* SHORT TASK *
Begin at the first line below and copy each line exactly, ending with the line where "Legend, XAxis, YAxis" appears.

******************************

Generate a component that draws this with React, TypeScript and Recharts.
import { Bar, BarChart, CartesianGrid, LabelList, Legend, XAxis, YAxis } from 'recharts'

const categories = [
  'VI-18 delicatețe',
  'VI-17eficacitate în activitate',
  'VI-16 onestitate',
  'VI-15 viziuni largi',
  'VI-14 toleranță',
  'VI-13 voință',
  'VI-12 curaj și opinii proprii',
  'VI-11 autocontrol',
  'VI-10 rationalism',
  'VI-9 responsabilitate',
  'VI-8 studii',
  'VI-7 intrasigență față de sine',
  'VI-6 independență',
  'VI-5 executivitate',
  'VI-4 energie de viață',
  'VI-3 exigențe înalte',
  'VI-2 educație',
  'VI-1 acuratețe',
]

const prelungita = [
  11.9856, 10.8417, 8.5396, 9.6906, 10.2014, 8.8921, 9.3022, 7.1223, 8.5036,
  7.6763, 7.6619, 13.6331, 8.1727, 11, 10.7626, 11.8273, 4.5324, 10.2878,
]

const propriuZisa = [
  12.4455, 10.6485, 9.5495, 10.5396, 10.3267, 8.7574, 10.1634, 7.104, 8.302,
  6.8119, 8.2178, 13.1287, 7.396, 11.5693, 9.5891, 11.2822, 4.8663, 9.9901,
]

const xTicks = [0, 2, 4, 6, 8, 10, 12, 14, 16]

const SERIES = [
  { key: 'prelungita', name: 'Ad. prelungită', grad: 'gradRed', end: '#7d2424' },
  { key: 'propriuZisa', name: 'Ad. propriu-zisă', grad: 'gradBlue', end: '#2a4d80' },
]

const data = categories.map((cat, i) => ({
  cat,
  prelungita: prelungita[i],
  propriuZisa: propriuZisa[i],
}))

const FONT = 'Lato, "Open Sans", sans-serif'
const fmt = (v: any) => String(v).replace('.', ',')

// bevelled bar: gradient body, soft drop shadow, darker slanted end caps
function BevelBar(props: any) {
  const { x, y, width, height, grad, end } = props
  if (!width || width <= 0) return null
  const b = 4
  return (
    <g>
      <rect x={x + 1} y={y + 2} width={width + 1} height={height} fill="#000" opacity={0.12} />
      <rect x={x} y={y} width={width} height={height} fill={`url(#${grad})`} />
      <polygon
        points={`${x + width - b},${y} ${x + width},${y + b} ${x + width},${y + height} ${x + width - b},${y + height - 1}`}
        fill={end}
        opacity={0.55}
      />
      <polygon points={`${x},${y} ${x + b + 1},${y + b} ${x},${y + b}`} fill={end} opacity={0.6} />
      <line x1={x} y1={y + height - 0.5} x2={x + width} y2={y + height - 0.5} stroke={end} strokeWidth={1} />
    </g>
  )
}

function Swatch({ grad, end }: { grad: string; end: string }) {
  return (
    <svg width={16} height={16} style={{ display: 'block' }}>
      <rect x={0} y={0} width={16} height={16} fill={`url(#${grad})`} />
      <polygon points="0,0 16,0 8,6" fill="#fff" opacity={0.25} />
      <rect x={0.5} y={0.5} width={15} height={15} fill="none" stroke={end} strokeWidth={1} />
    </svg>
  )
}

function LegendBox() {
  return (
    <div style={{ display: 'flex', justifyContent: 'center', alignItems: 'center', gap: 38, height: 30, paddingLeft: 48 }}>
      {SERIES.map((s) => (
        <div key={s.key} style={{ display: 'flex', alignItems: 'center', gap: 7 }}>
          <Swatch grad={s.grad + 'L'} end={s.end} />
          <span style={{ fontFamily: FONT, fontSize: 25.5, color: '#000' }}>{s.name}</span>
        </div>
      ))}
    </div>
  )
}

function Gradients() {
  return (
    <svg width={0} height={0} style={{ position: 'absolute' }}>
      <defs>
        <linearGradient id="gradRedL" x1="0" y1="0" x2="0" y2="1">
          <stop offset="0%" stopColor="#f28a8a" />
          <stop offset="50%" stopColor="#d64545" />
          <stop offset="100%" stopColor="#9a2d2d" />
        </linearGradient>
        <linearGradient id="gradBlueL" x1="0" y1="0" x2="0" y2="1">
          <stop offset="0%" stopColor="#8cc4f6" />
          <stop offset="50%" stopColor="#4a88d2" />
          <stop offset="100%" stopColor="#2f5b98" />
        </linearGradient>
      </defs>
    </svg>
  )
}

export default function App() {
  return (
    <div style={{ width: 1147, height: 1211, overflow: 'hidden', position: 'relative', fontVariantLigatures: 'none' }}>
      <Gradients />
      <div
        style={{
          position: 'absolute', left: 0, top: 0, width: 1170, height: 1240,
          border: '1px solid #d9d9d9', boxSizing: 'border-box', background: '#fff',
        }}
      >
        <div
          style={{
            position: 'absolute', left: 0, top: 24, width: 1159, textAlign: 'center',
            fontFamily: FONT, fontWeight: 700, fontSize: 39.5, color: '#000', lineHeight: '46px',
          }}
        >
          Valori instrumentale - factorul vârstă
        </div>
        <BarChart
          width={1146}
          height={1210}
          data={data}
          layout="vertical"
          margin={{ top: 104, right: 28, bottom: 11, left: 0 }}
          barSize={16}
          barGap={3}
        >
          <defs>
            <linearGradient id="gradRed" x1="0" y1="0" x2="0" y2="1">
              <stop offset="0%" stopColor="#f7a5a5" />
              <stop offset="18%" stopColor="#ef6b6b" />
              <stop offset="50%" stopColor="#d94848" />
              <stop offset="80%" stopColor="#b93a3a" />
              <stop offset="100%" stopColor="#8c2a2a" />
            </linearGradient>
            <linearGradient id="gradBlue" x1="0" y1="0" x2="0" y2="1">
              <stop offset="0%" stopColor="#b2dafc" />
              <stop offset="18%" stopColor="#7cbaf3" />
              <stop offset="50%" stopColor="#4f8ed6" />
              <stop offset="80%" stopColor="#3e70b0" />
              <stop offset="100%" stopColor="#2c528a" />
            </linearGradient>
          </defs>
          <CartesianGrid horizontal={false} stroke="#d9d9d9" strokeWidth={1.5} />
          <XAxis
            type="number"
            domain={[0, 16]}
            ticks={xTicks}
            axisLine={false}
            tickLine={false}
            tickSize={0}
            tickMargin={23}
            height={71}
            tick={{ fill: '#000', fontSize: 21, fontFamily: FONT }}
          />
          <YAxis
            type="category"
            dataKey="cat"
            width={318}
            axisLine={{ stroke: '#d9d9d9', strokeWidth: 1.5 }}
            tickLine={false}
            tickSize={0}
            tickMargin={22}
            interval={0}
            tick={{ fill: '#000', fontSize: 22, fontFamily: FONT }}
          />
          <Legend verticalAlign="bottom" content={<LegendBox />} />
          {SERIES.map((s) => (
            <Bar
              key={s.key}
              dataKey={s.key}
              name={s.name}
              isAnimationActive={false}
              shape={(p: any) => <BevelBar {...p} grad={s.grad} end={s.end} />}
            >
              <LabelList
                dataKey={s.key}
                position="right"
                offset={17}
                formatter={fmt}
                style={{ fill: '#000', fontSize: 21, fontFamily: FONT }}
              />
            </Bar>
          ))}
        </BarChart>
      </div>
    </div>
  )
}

******************************

* CORRECT RESULT *
Generate a component that draws this with React, TypeScript and Recharts.
import { Bar, BarChart, CartesianGrid, LabelList, Legend, XAxis, YAxis } from 'recharts'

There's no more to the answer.